The problem we came across lies in humongous output values being returned by the “metabolicEP” function in the output variable ‘a’. From tracing back the execution of the code, it seems the origin of these humongous output values lies in the update statement in line 98 of metabolicEP.m:

new_a = av + (av – mu) .* new_d .* s1

It turns out new_d occasionally becomes extremely large, 1e50. In our calculation for a human-size network, this happened 162 times. Out of these, in 160 cases the term av – mu was exactly zero, but in two cases it did not exactly cancel out, leaving a small but nonzero result of 1e-19; giving a product (av - mu) .* new_d that still comes out very large, thus presumably propagating to the final result.
As new_d is capped by maxvar in line 97, we have been able to circumvent the issue by decreasing maxvar from 1e50 to 1e19, which prevented this blowup. However, we are now wondering if this “runaway” new_d can happen with certain models (we observed the blowup with several models), or if this should not actually occur.

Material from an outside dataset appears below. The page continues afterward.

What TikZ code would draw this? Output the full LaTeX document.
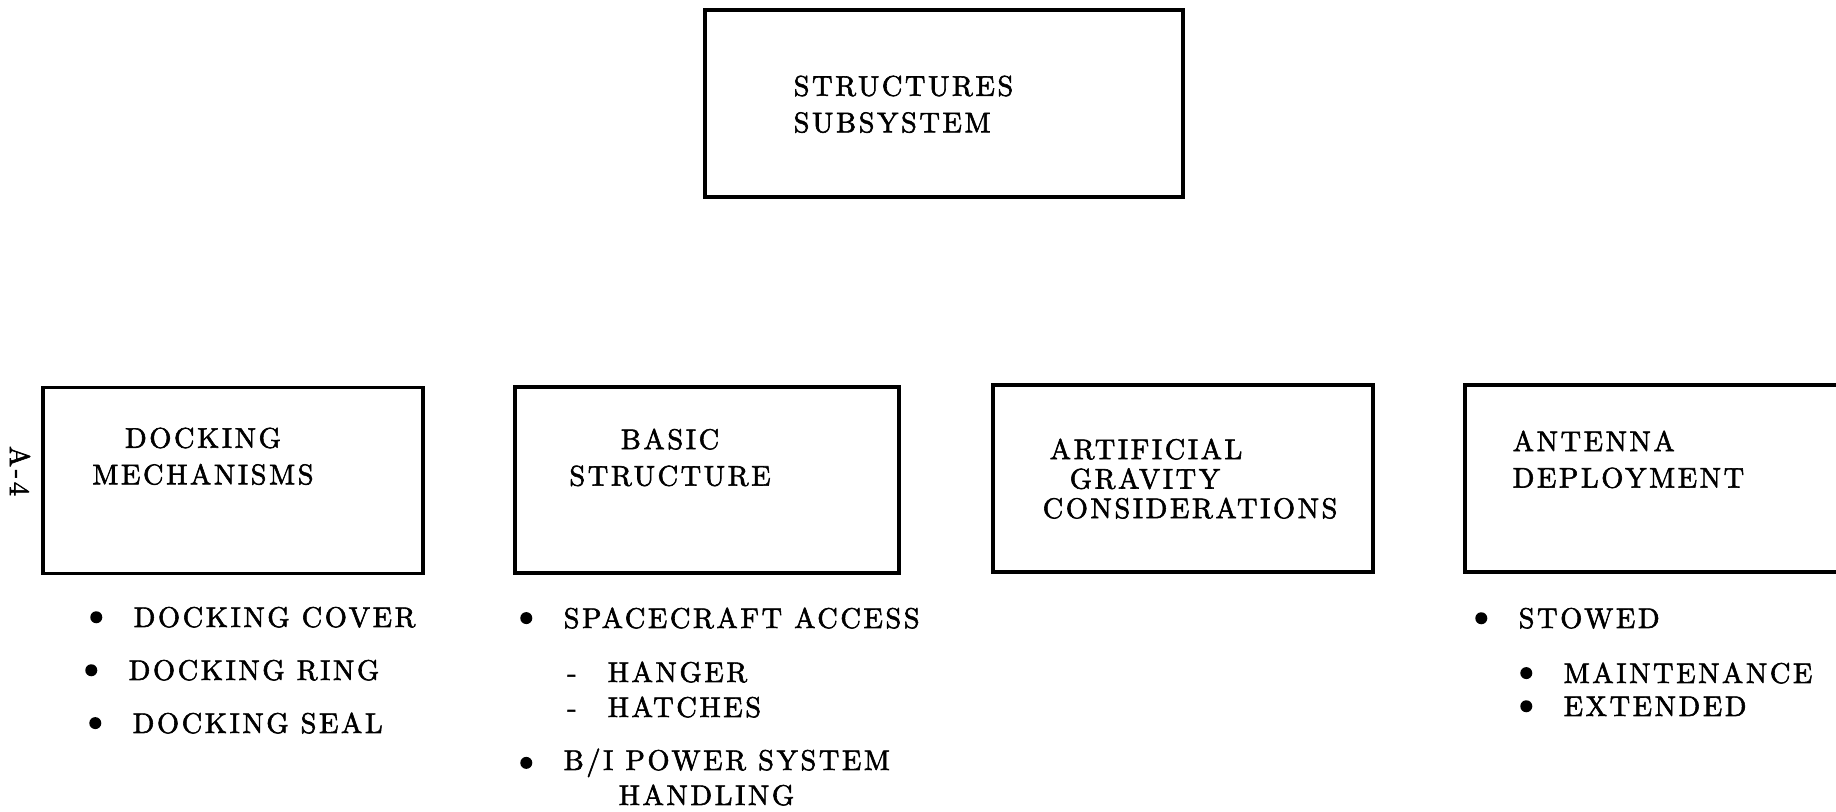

In this context, we were also wondering about the line 96, which gives new_d as 1./(1./va – 1./s). In our calculation, there are some values of va and s that are the the same, if that occurs new_d would become infinite and get capped by maxvar in the next line. We were wondering whether this was in fact expected behavior for which we can simply decrease maxvar if problems occur, or if something might in fact have gone wrong if new_d became infinite to begin wit

Best regards,

Wei Chen, Kao

Covariance matrix from EP sampling

Hello,
I have been trying out your Metabolic-EP code and I hope you can help me with what I’m trying to do. Specifically, I want to use the covariance matrix for a principal component analysis. So, I would like to know if the covariance matrix as written out by your code is calculated after already performing mean subtraction on the distribution. if not, can this be implemented somehow?